**Task instructions**
Every line that contains the word "this" should be copied out.

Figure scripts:
------------------------------------------------------------------------
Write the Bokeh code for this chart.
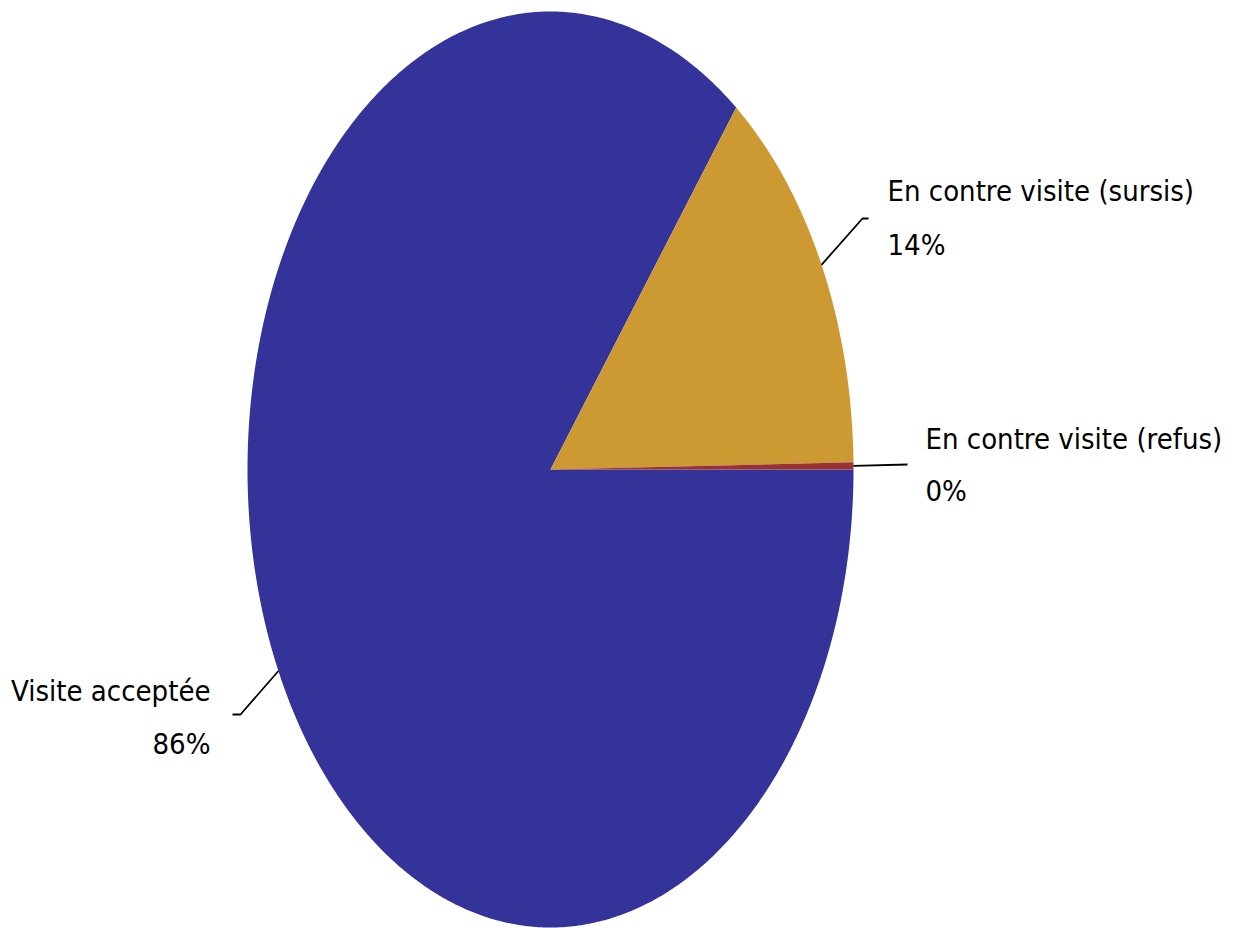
import numpy as np
from bokeh.plotting import figure
from bokeh.models import Range1d, ColumnDataSource
from bokeh.embed import file_html
from bokeh.resources import INLINE
from bokeh.core.properties import value

# ---- data ----
categories = ["Visite acceptée", "En contre visite (sursis)", "En contre visite (refus)"]
values = [85.5, 14.25, 0.25]
colors = ["#333399", "#CC9933", "#993333"]

# ---- layout (picture pixel coordinates) ----
CX, CY, RX, RY = 550, 469, 303, 458
W, H = 1244, 928
FONT = "DejaVu Sans Condensed"
FSIZE = "29px"

# per-label layout: elbow point, stub end, text x, align, baselines
label_layout = [
    dict(elbow=(240, 714), stub=(232, 714), tx=210, align="right", by=(690, 743)),
    dict(elbow=(862, 218), stub=(868, 218), tx=887, align="left", by=(190, 244)),
    dict(elbow=(907, 464), stub=(907, 464), tx=925, align="left", by=(438, 490)),
]

p = figure(width=W, height=H, x_range=Range1d(0, W), y_range=Range1d(H, 0),
           output_backend="svg", toolbar_location=None, min_border=0)
p.axis.visible = False
p.grid.visible = False
p.outline_line_color = None
p.background_fill_color = "white"
p.border_fill_color = "white"

total = float(sum(values))
start = 0.0
xs, ys, mids = [], [], []
for v in values:
    sweep = v / total * 2 * np.pi
    end = start - sweep  # clockwise on screen
    n = max(int(abs(sweep) / (2 * np.pi) * 720), 4)
    t = np.linspace(start, end, n)
    px = np.concatenate([[CX], CX + RX * np.cos(t), [CX]])
    py = np.concatenate([[CY], CY - RY * np.sin(t), [CY]])
    xs.append(list(px))
    ys.append(list(py))
    mids.append((start + end) / 2)
    start = end

p.patches(xs, ys, fill_color=colors, line_color=None, line_width=0)

# leader lines
lx, ly = [], []
for m, lay in zip(mids, label_layout):
    ex = CX + RX * np.cos(m)
    ey = CY - RY * np.sin(m)
    lx.append([ex, lay["elbow"][0], lay["stub"][0]])
    ly.append([ey, lay["elbow"][1], lay["stub"][1]])
p.multi_line(lx, ly, line_color="black", line_width=1.8)

# labels
pcts = [f"{round(v / total * 100):.0f}%" for v in values]
for name, pct, lay in zip(categories, pcts, label_layout):
    src = ColumnDataSource(dict(x=[lay["tx"], lay["tx"]], y=list(lay["by"]), t=[name, pct]))
    p.text(x="x", y="y", text="t", source=src, text_align=lay["align"],
           text_baseline="alphabetic", text_font=value(FONT), text_font_size=FSIZE,
           text_color="black")

open("out.html", "w").write(file_html(p, INLINE))
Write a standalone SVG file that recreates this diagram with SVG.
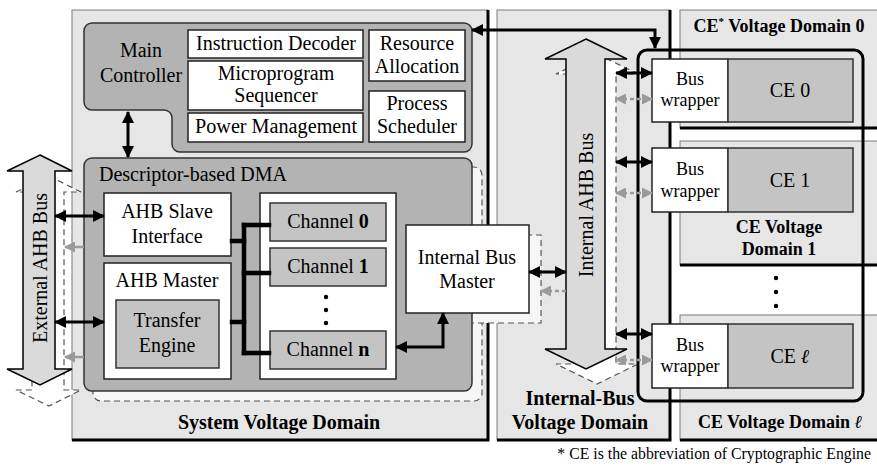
<svg xmlns="http://www.w3.org/2000/svg" width="877" height="466" viewBox="0 0 877 466">
<defs>
<style>
text{font-family:"Liberation Serif","Times New Roman","DejaVu Serif",serif;font-size:20px;fill:#000}
.b{font-weight:bold}
.c{text-anchor:middle}
.s18{font-size:18px}
.note{font-size:15.8px;text-anchor:end}
.dom{fill:#e6e6e6;stroke:#7a7a7a;stroke-width:1}
.edge{fill:none;stroke:#000;stroke-width:3}
.blk{fill:#b3b3b3;stroke:#333;stroke-width:1.5}
.wbox{fill:#fff;stroke:#222;stroke-width:1.5}
.gbox{fill:#c4c4c4;stroke:#333;stroke-width:1.5}
.shadow{fill:#fff;stroke:#555;stroke-width:1.2;stroke-dasharray:6 4}
.shadowl{fill:#f6f6f6;stroke:#555;stroke-width:1.2;stroke-dasharray:6 4}
.bus{fill:#dadada;stroke:#000;stroke-width:1.5}
.dbl{fill:none;stroke:#000;stroke-width:3;marker-start:url(#ah);marker-end:url(#ah)}
.gdbl{fill:none;stroke:#9a9a9a;stroke-width:2.5;stroke-dasharray:4 3;marker-start:url(#gh);marker-end:url(#gh)}
.gsgl{fill:none;stroke:#9a9a9a;stroke-width:2.5;marker-end:url(#gh)}
.gsgld{fill:none;stroke:#9a9a9a;stroke-width:2.5;stroke-dasharray:4 3;marker-end:url(#gh)}
.busln{fill:none;stroke:#000;stroke-width:4.5;stroke-linecap:square}
</style>
<marker id="ah" markerUnits="userSpaceOnUse" viewBox="0 0 12 12" markerWidth="12" markerHeight="12" refX="11" refY="6" orient="auto-start-reverse"><path d="M0,0 L12,6 L0,12 Z" fill="#000"/></marker>
<marker id="gh" markerUnits="userSpaceOnUse" viewBox="0 0 11 11" markerWidth="11" markerHeight="11" refX="10" refY="5.5" orient="auto-start-reverse"><path d="M0,0 L11,5.5 L0,11 Z" fill="#9a9a9a"/></marker>
</defs>

<!-- voltage domains -->
<g id="system-domain">
<rect class="dom" x="72" y="10" width="416" height="430"/>
<polyline class="edge" points="488,10 488,440 72,440"/>
<text class="b c" x="279" y="429">System Voltage Domain</text>
</g>
<g id="internal-bus-domain">
<rect class="dom" x="497" y="10" width="173" height="430"/>
<polyline class="edge" points="670,10 670,440 497,440"/>
<text class="b c" x="580" y="405">Internal-Bus</text>
<text class="b c" x="580" y="429">Voltage Domain</text>
</g>
<g id="ce-domain-0">
<rect class="dom" x="680" y="10" width="220" height="118"/>
<line class="edge" x1="680" y1="128" x2="877" y2="128"/>
<text class="b c s18" x="779" y="32">CE<tspan dy="-7" style="font-size:11px">*</tspan><tspan dy="7"> Voltage Domain 0</tspan></text>
</g>
<g id="ce-domain-1">
<rect class="dom" x="680" y="141" width="220" height="124"/>
<line class="edge" x1="680" y1="265" x2="877" y2="265"/>
<text class="b c s18" x="779" y="233">CE Voltage</text>
<text class="b c s18" x="779" y="255">Domain 1</text>
</g>
<g id="ce-domain-l">
<rect class="dom" x="680" y="315" width="220" height="125"/>
<line class="edge" x1="680" y1="440" x2="877" y2="440"/>
<text class="b c s18" x="780" y="428">CE Voltage Domain <tspan style="font-style:italic">ℓ</tspan></text>
</g>

<!-- external AHB bus -->
<g id="external-ahb-bus">
<polygon class="shadow" points="49,176 81,192 64,192 64,390 81,390 49,406 16,390 32,390 32,192 16,192"/>
<polygon class="bus" points="40,155 72,171 55,171 55,369 72,369 40,385 7,369 23,369 23,171 7,171"/>
<text class="c" transform="translate(47,268) rotate(-90)">External AHB Bus</text>
</g>

<!-- main controller -->
<g id="main-controller">
<path class="blk" d="M92,23 H464 A8,8 0 0 1 472,31 V144 A8,8 0 0 1 464,152 H180 A8,8 0 0 1 172,144 V118 A8,8 0 0 0 164,110 H92 A8,8 0 0 1 84,102 V31 A8,8 0 0 1 92,23 Z"/>
<text class="c" x="141" y="57">Main</text>
<text class="c" x="141" y="82">Controller</text>
</g>
<g id="instruction-decoder">
<rect class="wbox" x="188" y="30" width="175" height="28"/>
<text class="c" x="276" y="50" textLength="160" lengthAdjust="spacingAndGlyphs">Instruction Decoder</text>
</g>
<g id="microprogram-sequencer">
<rect class="wbox" x="188" y="61" width="175" height="49"/>
<text class="c" x="276" y="80">Microprogram</text>
<text class="c" x="276" y="102">Sequencer</text>
</g>
<g id="power-management">
<rect class="wbox" x="188" y="113" width="175" height="29"/>
<text class="c" x="276" y="133" textLength="162" lengthAdjust="spacingAndGlyphs">Power Management</text>
</g>
<g id="resource-allocation">
<rect class="wbox" x="369" y="30" width="96" height="51"/>
<text class="c" x="417" y="50">Resource</text>
<text class="c" x="417" y="73">Allocation</text>
</g>
<g id="process-scheduler">
<rect class="wbox" x="369" y="91" width="96" height="51"/>
<text class="c" x="417" y="110">Process</text>
<text class="c" x="417" y="133">Scheduler</text>
</g>

<!-- DMA -->
<g id="dma">
<rect class="shadowl" x="93" y="167" width="389" height="234" rx="8"/>
<rect class="shadowl" x="416" y="235" width="125" height="88"/>
<rect class="blk" x="84" y="158" width="388" height="233" rx="8"/>
<text x="99" y="181">Descriptor-based DMA</text>
</g>
<g id="ahb-slave-interface">
<rect class="wbox" x="104" y="193" width="127" height="63"/>
<text class="c" x="167" y="218">AHB Slave</text>
<text class="c" x="167" y="243">Interface</text>
</g>
<g id="ahb-master">
<rect class="wbox" x="104" y="263" width="127" height="116"/>
<text class="c" x="167" y="287">AHB Master</text>
</g>
<g id="transfer-engine">
<rect class="gbox" x="116" y="300" width="103" height="68"/>
<text class="c" x="167" y="327">Transfer</text>
<text class="c" x="167" y="352">Engine</text>
</g>
<g id="channels">
<rect class="wbox" x="260" y="193" width="136" height="186"/>
<circle cx="326" cy="297" r="2.2"/>
<circle cx="326" cy="310" r="2.2"/>
<circle cx="326" cy="323" r="2.2"/>
</g>
<g id="channel-0">
<rect class="gbox" x="270" y="203" width="116" height="38"/>
<text class="c" x="328" y="228">Channel <tspan class="b">0</tspan></text>
</g>
<g id="channel-1">
<rect class="gbox" x="270" y="248" width="116" height="38"/>
<text class="c" x="328" y="273">Channel <tspan class="b">1</tspan></text>
</g>
<g id="channel-n">
<rect class="gbox" x="270" y="331" width="116" height="38"/>
<text class="c" x="328" y="356">Channel <tspan class="b">n</tspan></text>
</g>
<g id="internal-bus-master">
<rect class="wbox" x="406" y="225" width="123" height="88"/>
<text class="c" x="467" y="264">Internal Bus</text>
<text class="c" x="467" y="288">Master</text>
</g>

<!-- internal AHB bus -->
<g id="internal-ahb-bus">
<polygon class="shadow" points="597,54 638,74 616,74 616,364 638,364 597,384 556,364 577,364 577,74 556,74"/>
<polygon class="bus" points="586,39 627,59 605,59 605,349 627,349 586,369 545,349 566,349 566,59 545,59"/>
<text class="c" transform="translate(593,205) rotate(-90)">Internal AHB Bus</text>
</g>

<!-- CE cluster -->
<g id="ce-cluster">
<rect x="638" y="50" width="225" height="351" rx="9" fill="none" stroke="#000" stroke-width="3"/>
<circle cx="776" cy="278" r="2.2"/>
<circle cx="776" cy="292" r="2.2"/>
<circle cx="776" cy="306" r="2.2"/>
</g>
<g id="bus-wrapper-0">
<rect class="wbox" x="652" y="59" width="76" height="63"/>
<text class="c s18" x="690" y="85">Bus</text>
<text class="c s18" x="690" y="106">wrapper</text>
</g>
<g id="ce-0">
<rect class="gbox" x="728" y="59" width="125" height="63"/>
<text class="c" x="790" y="97">CE 0</text>
</g>
<g id="bus-wrapper-1">
<rect class="wbox" x="652" y="148" width="76" height="64"/>
<text class="c s18" x="690" y="175">Bus</text>
<text class="c s18" x="690" y="197">wrapper</text>
</g>
<g id="ce-1">
<rect class="gbox" x="728" y="148" width="125" height="64"/>
<text class="c" x="790" y="187">CE 1</text>
</g>
<g id="bus-wrapper-l">
<rect class="wbox" x="652" y="324" width="76" height="64"/>
<text class="c s18" x="690" y="351">Bus</text>
<text class="c s18" x="690" y="372">wrapper</text>
</g>
<g id="ce-l">
<rect class="gbox" x="728" y="324" width="125" height="64"/>
<text class="c" x="790" y="363">CE <tspan class="b" style="font-style:italic">ℓ</tspan></text>
</g>

<!-- connectors -->
<g id="connectors">
<path class="dbl" d="M472,30 H655 V48"/>
<line class="dbl" x1="128" y1="112" x2="128" y2="157"/>
<line class="dbl" x1="55" y1="216" x2="104" y2="216"/>
<line class="dbl" x1="55" y1="322" x2="104" y2="322"/>
<line class="gsgl" x1="84" y1="247" x2="65" y2="247"/>
<line class="gsgl" x1="84" y1="357" x2="65" y2="357"/>
<path class="busln" d="M244,225 V353"/>
<path class="busln" d="M232,241 H244"/>
<path class="busln" d="M232,322 H244"/>
<path class="busln" d="M244,225 H269"/>
<path class="busln" d="M244,273 H269"/>
<path class="busln" d="M244,353 H269"/>
<path class="dbl" d="M396,347 H443 V313"/>
<line class="dbl" x1="529" y1="272" x2="566" y2="272"/>
<line class="gsgld" x1="566" y1="291" x2="541" y2="291"/>
<line class="dbl" x1="616" y1="73" x2="652" y2="73"/>
<line class="gdbl" x1="616" y1="99" x2="652" y2="99"/>
<line class="dbl" x1="616" y1="162" x2="652" y2="162"/>
<line class="gdbl" x1="616" y1="193" x2="652" y2="193"/>
<line class="dbl" x1="616" y1="334" x2="652" y2="334"/>
<line class="gdbl" x1="616" y1="360" x2="652" y2="360"/>
</g>

<text class="note" x="871" y="459">* CE is the abbreviation of Cryptographic Engine</text>
</svg>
------------------------------------------------------------------------
**Solution**
Write the Bokeh code for this chart.
Write a standalone SVG file that recreates this diagram with SVG.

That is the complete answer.